■ WHAT IS NEEDED:
Stop at the line containing "pad=28, labelsize=29.5, labelcolor=GRIS_TXT)": write out every line from the beginning of the entries up to and including it, minus the pictures.

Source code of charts
-- -- --
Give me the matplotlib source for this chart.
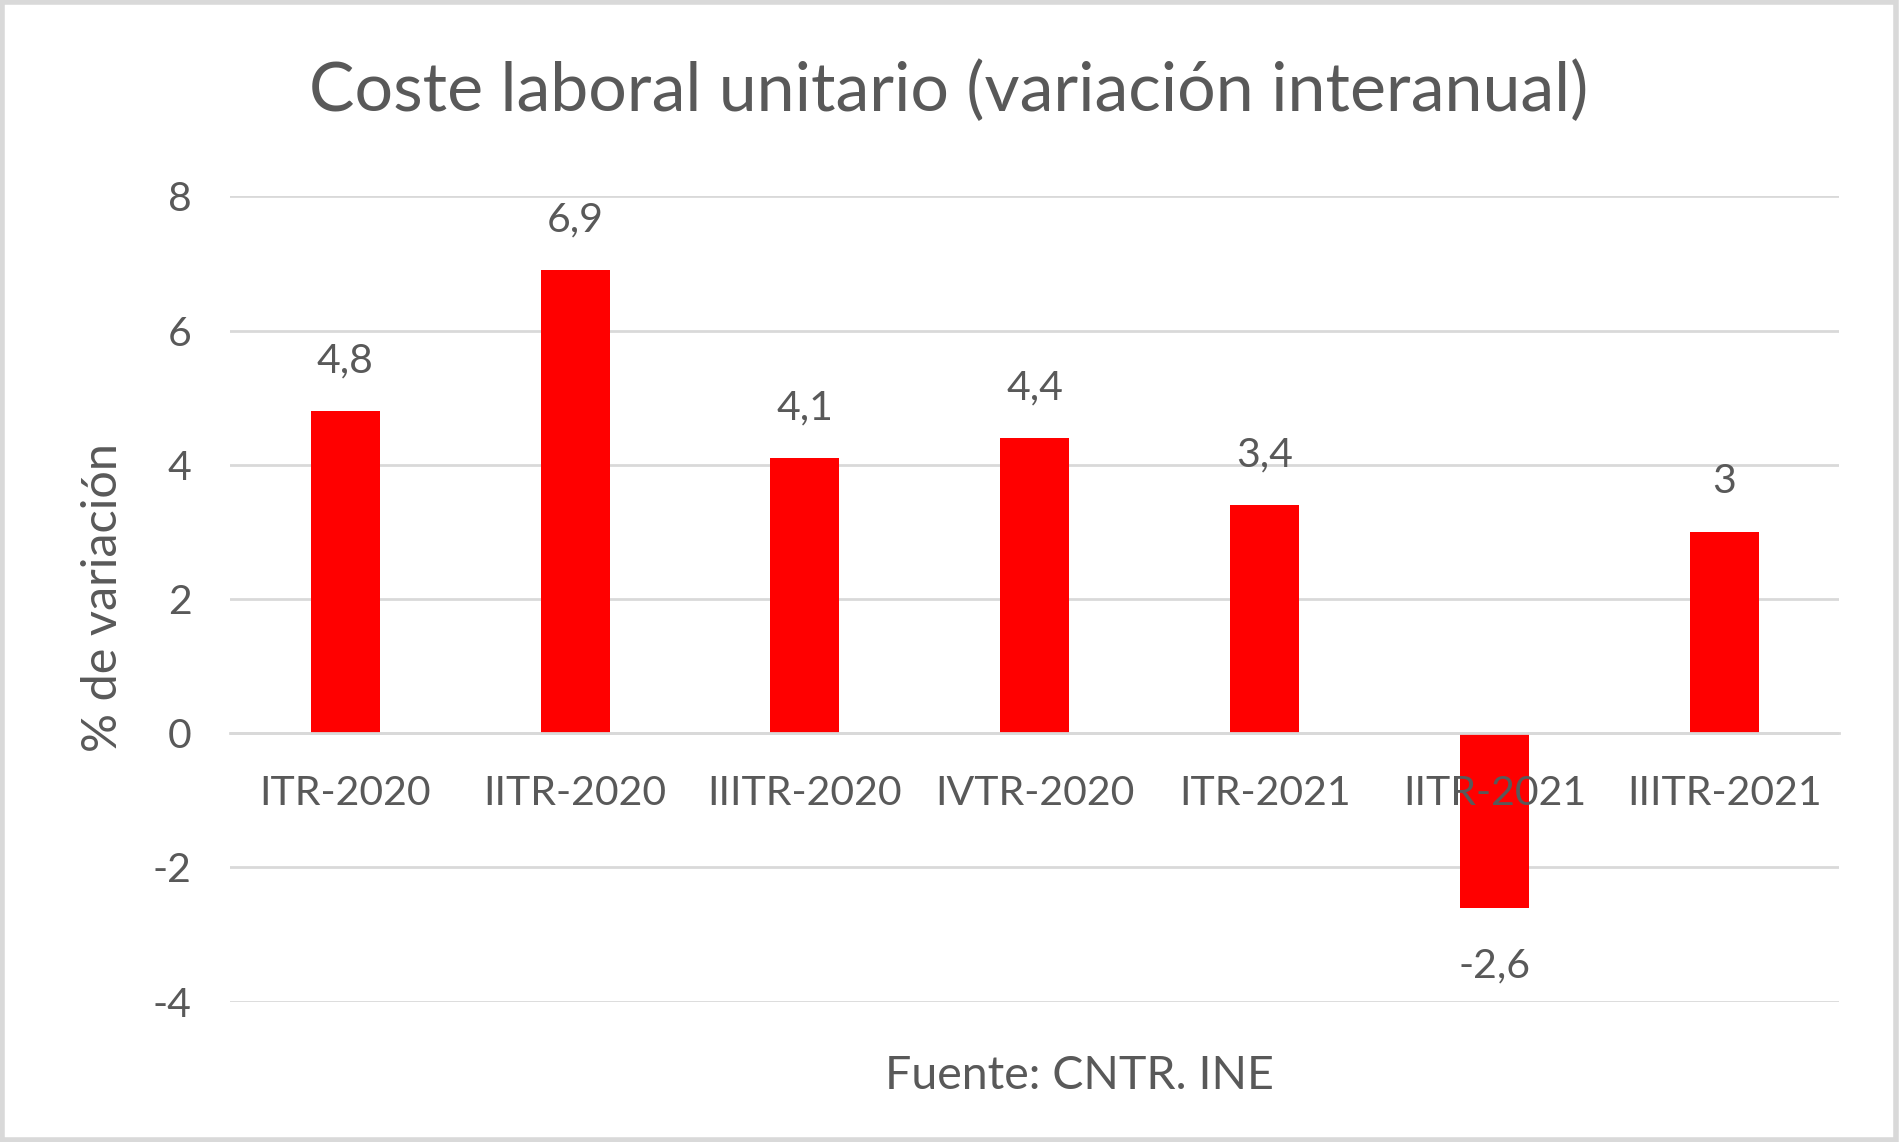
import matplotlib
matplotlib.use("Agg")
import matplotlib.pyplot as plt
from matplotlib.patches import Rectangle

plt.rcParams['font.family'] = ['Lato', 'DejaVu Sans']

# datos
trimestres = ["ITR-2020", "IITR-2020", "IIITR-2020", "IVTR-2020",
              "ITR-2021", "IITR-2021", "IIITR-2021"]
variacion = [4.8, 6.9, 4.1, 4.4, 3.4, -2.6, 3.0]
etiquetas = ["4,8", "6,9", "4,1", "4,4", "3,4", "-2,6", "3"]
yticks = [-4, -2, 0, 2, 4, 6, 8]

GRIS_TXT = "#595959"
GRIS_GRID = "#D9D9D9"
ROJO = "#FF0000"

fig = plt.figure(figsize=(19, 11.42), dpi=100)
ax = fig.add_axes([0.1212, 0.123, 0.968 - 0.1212, 0.828 - 0.123])

x = list(range(len(trimestres)))
ax.bar(x, variacion, width=0.30, color=ROJO, zorder=3)

ax.set_xlim(-0.5, len(trimestres) - 0.5)
ax.set_ylim(-4, 8)
ax.set_yticks(yticks)
ax.set_yticklabels([str(v) for v in yticks])
ax.yaxis.grid(True, color=GRIS_GRID, linewidth=2.0)
ax.set_axisbelow(True)

ax.set_xticks(x)
ax.set_xticklabels(trimestres)
ax.xaxis.set_zorder(5)  # etiquetas por encima de la barra negativa
for s in ["top", "right", "left"]:
    ax.spines[s].set_visible(False)
ax.spines["bottom"].set_position(("data", 0))
ax.spines["bottom"].set_color(GRIS_GRID)
ax.spines["bottom"].set_linewidth(2.0)
ax.spines["bottom"].set_zorder(4)

ax.tick_params(axis="x", length=0, pad=30, labelsize=29.5, labelcolor=GRIS_TXT)
ax.tick_params(axis="y", length=0, pad=28, labelsize=29.5, labelcolor=GRIS_TXT)

# etiquetas de datos
for xi, v, lab in zip(x, variacion, etiquetas):
    off = 36 if v >= 0 else -42
    ax.annotate(lab, (xi, v), xytext=(0, off), textcoords="offset points",
                ha="center", va="center", fontsize=29.5, color=GRIS_TXT)

fig.text(0.4994, 0.920, "Coste laboral unitario (variación interanual)",
         ha="center", va="center", fontsize=49, color=GRIS_TXT)
fig.text(0.054, 0.477, "% de variación", rotation=90,
         ha="center", va="center", fontsize=35, color=GRIS_TXT)
fig.text(0.568, 0.058, "Fuente: CNTR. INE",
         ha="center", va="center", fontsize=33.5, color=GRIS_TXT)

fig.patches.append(Rectangle((0.001, 0.002), 0.997, 0.996, transform=fig.transFigure,
                             fill=False, edgecolor=GRIS_GRID, linewidth=4))

fig.savefig("out.png", dpi=100, facecolor="white")
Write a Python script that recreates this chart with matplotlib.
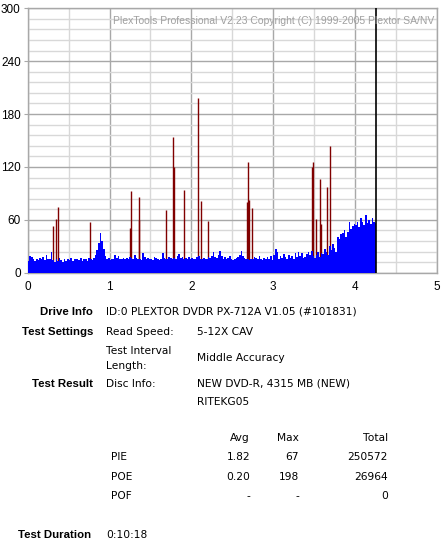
import numpy as np
import matplotlib
matplotlib.use("Agg")
import matplotlib.pyplot as plt

plt.rcParams['font.family'] = ['Liberation Sans', 'DejaVu Sans']

# PIE per sample (bar width 0.02, left edges from 0.00)
pie_step = 0.02
pie_vals = [
    13, 19, 18, 15, 13,  16, 14, 17, 15, 18,  14, 20, 16, 15, 23,  14, 12, 16, 13, 17,
    14, 12, 15, 13, 16,  14, 17, 13, 16, 15,  16, 14, 17, 13, 16,  15, 13, 17, 16, 14,
    17, 20, 26, 34, 45,  36, 27, 19, 15, 17,  14, 16, 15, 20, 17,  19, 16, 15, 17, 16,
    17, 16, 18, 17, 16,  20, 17, 16, 15, 14,  22, 18, 16, 17, 15,  16, 14, 18, 17, 15,
    14, 16, 22, 17, 15,  16, 18, 17, 15, 17,  16, 19, 21, 17, 18,  16, 17, 15, 18, 16,
    17, 15, 16, 18, 19,  16, 15, 17, 16, 15,  18, 17, 19, 24, 18,  17, 20, 25, 19, 16,
    18, 15, 17, 19, 16,  14, 16, 17, 18, 20,  25, 19, 17, 15, 16,  14, 16, 15, 18, 17,
    15, 19, 16, 14, 17,  15, 18, 16, 19, 14,  20, 27, 23, 16, 19,  17, 21, 18, 16, 20,
    17, 19, 15, 22, 18,  24, 19, 22, 17, 18,  21, 23, 20, 25, 19,  17, 20, 24, 18, 22,
    21, 27, 23, 20, 30,  26, 33, 28, 24, 41,  38, 44, 45, 48, 40,  46, 58, 50, 53, 55,
    54, 57, 52, 62, 58,  54, 65, 56, 60, 55,  62, 58, 56,
]

# POE spikes
poe_pos = [0.313, 0.350, 0.375, 0.766, 1.246, 1.268, 1.354, 1.364, 1.684, 1.770,
           1.782, 1.905, 2.076, 2.113, 2.199, 2.676, 2.688, 2.700, 2.737, 3.471,
           3.483, 3.520, 3.569, 3.578, 3.655, 3.692]
poe_vals = [53, 61, 75, 57, 51, 93, 86, 60, 71, 154,
            120, 94, 198, 81, 59, 80, 126, 83, 73, 120,
            126, 61, 106, 55, 97, 144]

end_pos = 4.26

info_rows = [
    ("Drive Info", "ID:0 PLEXTOR DVDR PX-712A V1.05 (#101831)", 312),
    ("Test Settings", "Read Speed:", 332),
    ("Test Result", "Disc Info:", 384),
]
stat_names = ["PIE", "POE", "POF"]
stat_avg = ["1.82", "0.20", "-"]
stat_max = ["67", "198", "-"]
stat_total = ["250572", "26964", "0"]

W, H = 448, 545
fig = plt.figure(figsize=(W / 100, H / 100), dpi=100)
fig.patch.set_facecolor('white')

def px(x, y):
    return x / W, 1 - y / H

l, b = px(27.7, 272.7)
r, t = px(437, 8.3)
ax = fig.add_axes([l, b, r - l, t - b])

x_pie = np.arange(len(pie_vals)) * pie_step
ax.bar(x_pie, pie_vals, width=pie_step, align='edge', color='#0000ff', lw=0, zorder=3)
ax.vlines(poe_pos, 0, poe_vals, color='#800000', lw=1.0, zorder=2)
ax.axvline(end_pos, color='black', lw=1.2, zorder=4)

ax.set_xlim(0, 5)
ax.set_ylim(0, 300)
ax.set_xticks(np.arange(0, 6, 1))
ax.set_xticks(np.arange(0.5, 5, 1), minor=True)
ax.set_yticks(np.arange(0, 301, 60))
ax.set_yticks(np.arange(12, 300, 12), minor=True)
ax.grid(which='major', color='#a8a8a8', lw=1.0, zorder=0)
ax.grid(which='minor', color='#d8d8d8', lw=1.0, zorder=0)
ax.set_axisbelow(True)
for s in ax.spines.values():
    s.set_color('#a8a8a8')
    s.set_linewidth(1.0)
ax.tick_params(axis='y', which='major', length=3, color='#a8a8a8', pad=2, labelsize=8.5)
ax.tick_params(axis='y', which='minor', length=0)
ax.tick_params(axis='x', which='both', length=0, pad=6, labelsize=8.5)

ax.text(4.97, 286, "PlexTools Professional V2.23 Copyright (C) 1999-2005 Plextor SA/NV",
        ha='right', va='center', color='#a0a0a0', fontsize=7.5, zorder=5)

# info section below the chart
fs = 7.7
reg = ['DejaVu Sans']
for lab, val, y in info_rows:
    fig.text(*px(93, y), lab, ha='right', va='center', fontsize=8.2, fontweight='bold')
    fig.text(*px(106, y), val, ha='left', va='center', fontsize=fs, family=reg)
fig.text(*px(197, 332), "5-12X CAV", ha='left', va='center', fontsize=fs, family=reg)
fig.text(*px(106, 351), "Test Interval", ha='left', va='center', fontsize=fs, family=reg)
fig.text(*px(106, 366), "Length:", ha='left', va='center', fontsize=fs, family=reg)
fig.text(*px(197, 358), "Middle Accuracy", ha='left', va='center', fontsize=fs, family=reg)
fig.text(*px(197, 384), "NEW DVD-R, 4315 MB (NEW)", ha='left', va='center', fontsize=fs, family=reg)
fig.text(*px(197, 402), "RITEKG05", ha='left', va='center', fontsize=fs, family=reg)

fig.text(*px(250, 438), "Avg", ha='right', va='center', fontsize=fs, family=reg)
fig.text(*px(299, 438), "Max", ha='right', va='center', fontsize=fs, family=reg)
fig.text(*px(388, 438), "Total", ha='right', va='center', fontsize=fs, family=reg)
for i, name in enumerate(stat_names):
    y = 457 + i * 19.5
    fig.text(*px(111, y), name, ha='left', va='center', fontsize=fs, family=reg)
    fig.text(*px(250, y), stat_avg[i], ha='right', va='center', fontsize=fs, family=reg)
    fig.text(*px(299, y), stat_max[i], ha='right', va='center', fontsize=fs, family=reg)
    fig.text(*px(388, y), stat_total[i], ha='right', va='center', fontsize=fs, family=reg)

fig.text(*px(18, 535), "Test Duration", ha='left', va='center', fontsize=8.2, fontweight='bold')
fig.text(*px(106, 535), "0:10:18", ha='left', va='center', fontsize=fs, family=reg)

fig.savefig("out.png", dpi=100)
-- -- --
■ SOLVED EXERCISE:
Give me the matplotlib source for this chart.
import matplotlib
matplotlib.use("Agg")
import matplotlib.pyplot as plt
from matplotlib.patches import Rectangle

plt.rcParams['font.family'] = ['Lato', 'DejaVu Sans']

# datos
trimestres = ["ITR-2020", "IITR-2020", "IIITR-2020", "IVTR-2020",
              "ITR-2021", "IITR-2021", "IIITR-2021"]
variacion = [4.8, 6.9, 4.1, 4.4, 3.4, -2.6, 3.0]
etiquetas = ["4,8", "6,9", "4,1", "4,4", "3,4", "-2,6", "3"]
yticks = [-4, -2, 0, 2, 4, 6, 8]

GRIS_TXT = "#595959"
GRIS_GRID = "#D9D9D9"
ROJO = "#FF0000"

fig = plt.figure(figsize=(19, 11.42), dpi=100)
ax = fig.add_axes([0.1212, 0.123, 0.968 - 0.1212, 0.828 - 0.123])

x = list(range(len(trimestres)))
ax.bar(x, variacion, width=0.30, color=ROJO, zorder=3)

ax.set_xlim(-0.5, len(trimestres) - 0.5)
ax.set_ylim(-4, 8)
ax.set_yticks(yticks)
ax.set_yticklabels([str(v) for v in yticks])
ax.yaxis.grid(True, color=GRIS_GRID, linewidth=2.0)
ax.set_axisbelow(True)

ax.set_xticks(x)
ax.set_xticklabels(trimestres)
ax.xaxis.set_zorder(5)  # etiquetas por encima de la barra negativa
for s in ["top", "right", "left"]:
    ax.spines[s].set_visible(False)
ax.spines["bottom"].set_position(("data", 0))
ax.spines["bottom"].set_color(GRIS_GRID)
ax.spines["bottom"].set_linewidth(2.0)
ax.spines["bottom"].set_zorder(4)

ax.tick_params(axis="x", length=0, pad=30, labelsize=29.5, labelcolor=GRIS_TXT)
ax.tick_params(axis="y", length=0, pad=28, labelsize=29.5, labelcolor=GRIS_TXT)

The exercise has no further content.